• TASK DETAILS: Beneath this line sits some data. Return only its lines from the one holding "What matplotlib code" through the one holding "me_y = [606, 90.5, 149, 606, 1.95, 0.0246]", inclusive, exactly, with the images removed.

* Begin *

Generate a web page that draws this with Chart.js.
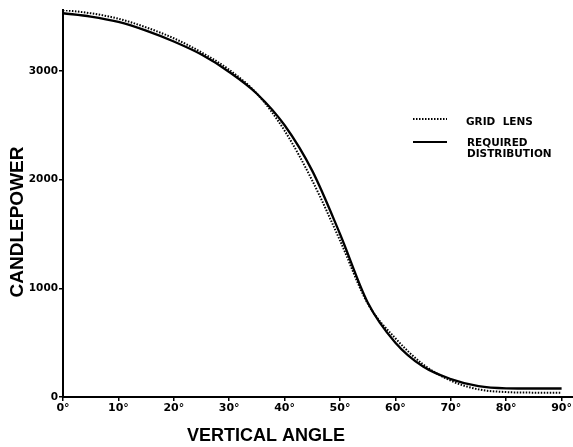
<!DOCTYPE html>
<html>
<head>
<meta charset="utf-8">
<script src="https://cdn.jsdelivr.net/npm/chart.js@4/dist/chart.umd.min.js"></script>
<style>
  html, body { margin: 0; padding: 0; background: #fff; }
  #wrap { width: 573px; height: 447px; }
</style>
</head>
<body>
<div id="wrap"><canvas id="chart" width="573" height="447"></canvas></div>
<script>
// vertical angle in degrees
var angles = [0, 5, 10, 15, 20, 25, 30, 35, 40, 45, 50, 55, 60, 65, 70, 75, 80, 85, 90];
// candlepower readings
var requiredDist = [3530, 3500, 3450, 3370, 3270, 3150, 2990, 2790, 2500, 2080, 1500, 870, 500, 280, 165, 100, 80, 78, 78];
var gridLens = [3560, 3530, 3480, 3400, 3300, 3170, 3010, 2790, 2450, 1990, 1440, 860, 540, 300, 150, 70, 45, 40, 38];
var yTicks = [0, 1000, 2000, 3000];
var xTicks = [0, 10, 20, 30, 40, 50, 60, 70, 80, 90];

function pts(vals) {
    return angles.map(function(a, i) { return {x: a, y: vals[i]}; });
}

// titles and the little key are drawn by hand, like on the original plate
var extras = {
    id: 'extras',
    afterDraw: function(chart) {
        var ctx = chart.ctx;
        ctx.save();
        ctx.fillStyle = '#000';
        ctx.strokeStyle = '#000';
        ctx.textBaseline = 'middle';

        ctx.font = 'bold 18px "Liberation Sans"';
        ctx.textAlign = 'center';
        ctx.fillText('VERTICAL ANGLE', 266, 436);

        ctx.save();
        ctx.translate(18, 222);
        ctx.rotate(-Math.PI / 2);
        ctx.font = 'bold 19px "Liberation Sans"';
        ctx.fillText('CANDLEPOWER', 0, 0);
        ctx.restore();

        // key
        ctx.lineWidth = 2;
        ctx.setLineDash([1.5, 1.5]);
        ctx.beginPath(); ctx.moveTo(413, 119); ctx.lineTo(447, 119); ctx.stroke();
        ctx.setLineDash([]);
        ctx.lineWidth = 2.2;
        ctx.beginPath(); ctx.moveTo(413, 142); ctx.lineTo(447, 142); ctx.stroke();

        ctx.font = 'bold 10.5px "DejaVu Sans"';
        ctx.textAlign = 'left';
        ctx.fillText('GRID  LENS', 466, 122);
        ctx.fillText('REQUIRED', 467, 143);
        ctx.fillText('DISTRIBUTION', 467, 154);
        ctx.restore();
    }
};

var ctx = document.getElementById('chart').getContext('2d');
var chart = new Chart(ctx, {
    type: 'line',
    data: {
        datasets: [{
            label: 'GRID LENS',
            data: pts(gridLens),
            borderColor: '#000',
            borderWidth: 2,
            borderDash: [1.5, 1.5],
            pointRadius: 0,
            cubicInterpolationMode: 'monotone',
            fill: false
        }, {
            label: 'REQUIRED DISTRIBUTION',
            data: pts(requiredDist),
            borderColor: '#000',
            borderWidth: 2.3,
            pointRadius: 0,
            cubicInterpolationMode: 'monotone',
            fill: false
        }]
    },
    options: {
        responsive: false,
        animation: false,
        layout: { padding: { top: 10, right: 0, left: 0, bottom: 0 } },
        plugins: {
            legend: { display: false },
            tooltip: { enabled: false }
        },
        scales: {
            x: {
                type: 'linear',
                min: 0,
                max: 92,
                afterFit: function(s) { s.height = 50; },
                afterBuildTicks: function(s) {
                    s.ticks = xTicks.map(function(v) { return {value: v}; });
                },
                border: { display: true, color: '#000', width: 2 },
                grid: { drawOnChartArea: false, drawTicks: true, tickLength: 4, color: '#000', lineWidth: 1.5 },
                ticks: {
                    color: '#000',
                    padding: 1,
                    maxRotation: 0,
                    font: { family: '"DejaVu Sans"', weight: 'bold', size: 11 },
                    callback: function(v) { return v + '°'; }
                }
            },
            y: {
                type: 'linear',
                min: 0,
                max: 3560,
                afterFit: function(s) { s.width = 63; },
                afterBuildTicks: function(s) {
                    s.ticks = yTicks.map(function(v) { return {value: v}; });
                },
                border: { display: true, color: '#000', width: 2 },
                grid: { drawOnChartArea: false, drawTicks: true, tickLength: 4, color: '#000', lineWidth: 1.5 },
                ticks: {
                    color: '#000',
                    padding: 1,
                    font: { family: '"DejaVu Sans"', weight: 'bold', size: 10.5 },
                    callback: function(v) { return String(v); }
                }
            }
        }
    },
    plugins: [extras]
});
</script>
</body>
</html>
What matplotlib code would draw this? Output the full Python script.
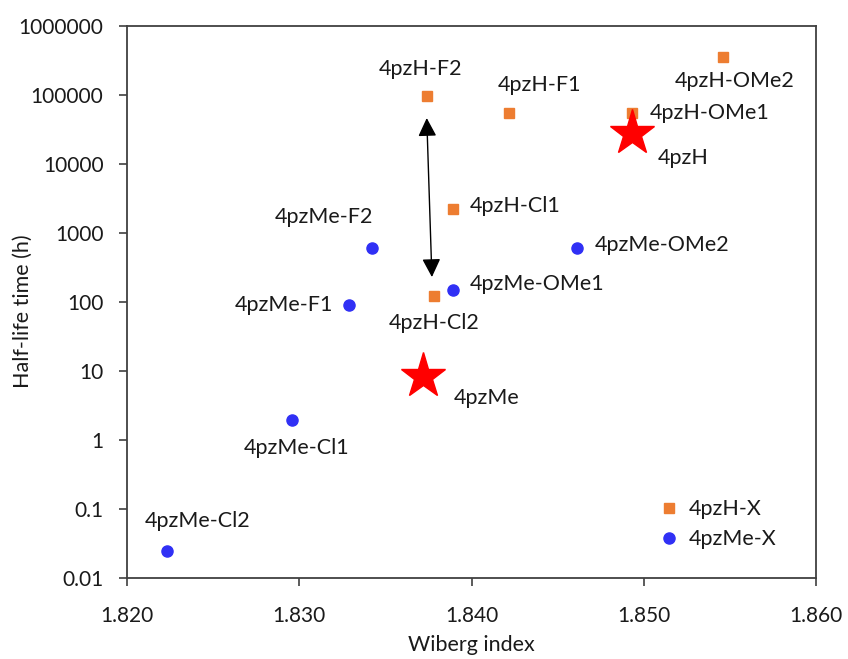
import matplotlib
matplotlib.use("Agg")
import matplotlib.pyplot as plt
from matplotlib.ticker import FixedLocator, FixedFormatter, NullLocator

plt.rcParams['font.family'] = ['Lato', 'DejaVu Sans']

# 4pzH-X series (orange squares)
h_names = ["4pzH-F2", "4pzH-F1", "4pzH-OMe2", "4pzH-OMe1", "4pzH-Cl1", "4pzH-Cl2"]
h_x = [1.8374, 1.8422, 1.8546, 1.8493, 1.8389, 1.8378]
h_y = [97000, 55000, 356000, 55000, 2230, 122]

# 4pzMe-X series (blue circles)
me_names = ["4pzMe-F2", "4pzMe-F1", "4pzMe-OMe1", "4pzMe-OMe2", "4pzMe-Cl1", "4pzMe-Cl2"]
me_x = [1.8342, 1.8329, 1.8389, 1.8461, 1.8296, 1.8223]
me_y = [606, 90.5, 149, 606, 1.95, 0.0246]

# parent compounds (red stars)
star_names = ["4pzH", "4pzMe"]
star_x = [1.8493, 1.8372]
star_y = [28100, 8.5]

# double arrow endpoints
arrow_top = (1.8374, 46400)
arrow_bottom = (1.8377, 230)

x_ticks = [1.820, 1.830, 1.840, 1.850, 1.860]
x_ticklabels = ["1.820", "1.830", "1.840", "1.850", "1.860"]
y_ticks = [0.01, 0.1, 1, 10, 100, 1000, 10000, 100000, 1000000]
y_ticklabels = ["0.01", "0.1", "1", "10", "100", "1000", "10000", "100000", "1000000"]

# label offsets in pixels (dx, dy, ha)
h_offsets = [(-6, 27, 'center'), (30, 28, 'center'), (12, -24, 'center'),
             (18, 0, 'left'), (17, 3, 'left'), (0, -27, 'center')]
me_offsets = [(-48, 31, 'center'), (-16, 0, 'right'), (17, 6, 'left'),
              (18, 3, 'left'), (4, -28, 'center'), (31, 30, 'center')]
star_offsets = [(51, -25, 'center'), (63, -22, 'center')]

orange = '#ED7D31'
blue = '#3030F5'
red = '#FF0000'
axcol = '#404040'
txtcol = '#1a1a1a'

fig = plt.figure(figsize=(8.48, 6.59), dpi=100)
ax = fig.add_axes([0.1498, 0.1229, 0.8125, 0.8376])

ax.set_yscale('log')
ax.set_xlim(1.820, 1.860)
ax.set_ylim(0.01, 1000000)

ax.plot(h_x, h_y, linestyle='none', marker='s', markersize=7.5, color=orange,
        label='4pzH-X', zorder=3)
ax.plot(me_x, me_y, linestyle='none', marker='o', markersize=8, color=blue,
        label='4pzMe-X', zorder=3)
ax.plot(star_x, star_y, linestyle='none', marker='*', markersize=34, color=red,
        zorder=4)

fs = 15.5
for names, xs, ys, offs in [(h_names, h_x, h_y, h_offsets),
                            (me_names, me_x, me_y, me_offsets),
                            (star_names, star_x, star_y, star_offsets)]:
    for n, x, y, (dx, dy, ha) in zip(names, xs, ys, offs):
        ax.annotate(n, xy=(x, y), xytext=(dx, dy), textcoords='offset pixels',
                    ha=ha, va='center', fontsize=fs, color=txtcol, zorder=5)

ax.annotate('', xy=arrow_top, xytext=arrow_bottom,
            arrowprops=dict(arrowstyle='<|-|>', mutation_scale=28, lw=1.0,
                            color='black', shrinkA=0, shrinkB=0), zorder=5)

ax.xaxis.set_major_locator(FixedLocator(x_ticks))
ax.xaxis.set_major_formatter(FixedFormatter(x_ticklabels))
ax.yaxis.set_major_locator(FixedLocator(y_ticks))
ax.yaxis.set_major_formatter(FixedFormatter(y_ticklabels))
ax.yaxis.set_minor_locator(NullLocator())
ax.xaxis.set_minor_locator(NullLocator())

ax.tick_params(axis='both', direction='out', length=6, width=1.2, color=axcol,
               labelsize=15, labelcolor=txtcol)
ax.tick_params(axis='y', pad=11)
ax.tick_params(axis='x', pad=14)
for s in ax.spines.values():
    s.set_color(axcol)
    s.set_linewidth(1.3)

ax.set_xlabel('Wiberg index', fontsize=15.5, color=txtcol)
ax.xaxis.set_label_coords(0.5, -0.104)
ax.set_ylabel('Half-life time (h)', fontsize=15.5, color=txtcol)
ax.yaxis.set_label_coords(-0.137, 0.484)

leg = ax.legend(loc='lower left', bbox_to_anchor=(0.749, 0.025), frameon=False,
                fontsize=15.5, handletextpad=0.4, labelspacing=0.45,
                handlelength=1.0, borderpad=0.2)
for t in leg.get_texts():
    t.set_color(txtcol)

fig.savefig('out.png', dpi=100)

* End *

• WORKED SOLUTION:
What matplotlib code would draw this? Output the full Python script.
import matplotlib
matplotlib.use("Agg")
import matplotlib.pyplot as plt
from matplotlib.ticker import FixedLocator, FixedFormatter, NullLocator

plt.rcParams['font.family'] = ['Lato', 'DejaVu Sans']

# 4pzH-X series (orange squares)
h_names = ["4pzH-F2", "4pzH-F1", "4pzH-OMe2", "4pzH-OMe1", "4pzH-Cl1", "4pzH-Cl2"]
h_x = [1.8374, 1.8422, 1.8546, 1.8493, 1.8389, 1.8378]
h_y = [97000, 55000, 356000, 55000, 2230, 122]

# 4pzMe-X series (blue circles)
me_names = ["4pzMe-F2", "4pzMe-F1", "4pzMe-OMe1", "4pzMe-OMe2", "4pzMe-Cl1", "4pzMe-Cl2"]
me_x = [1.8342, 1.8329, 1.8389, 1.8461, 1.8296, 1.8223]
me_y = [606, 90.5, 149, 606, 1.95, 0.0246]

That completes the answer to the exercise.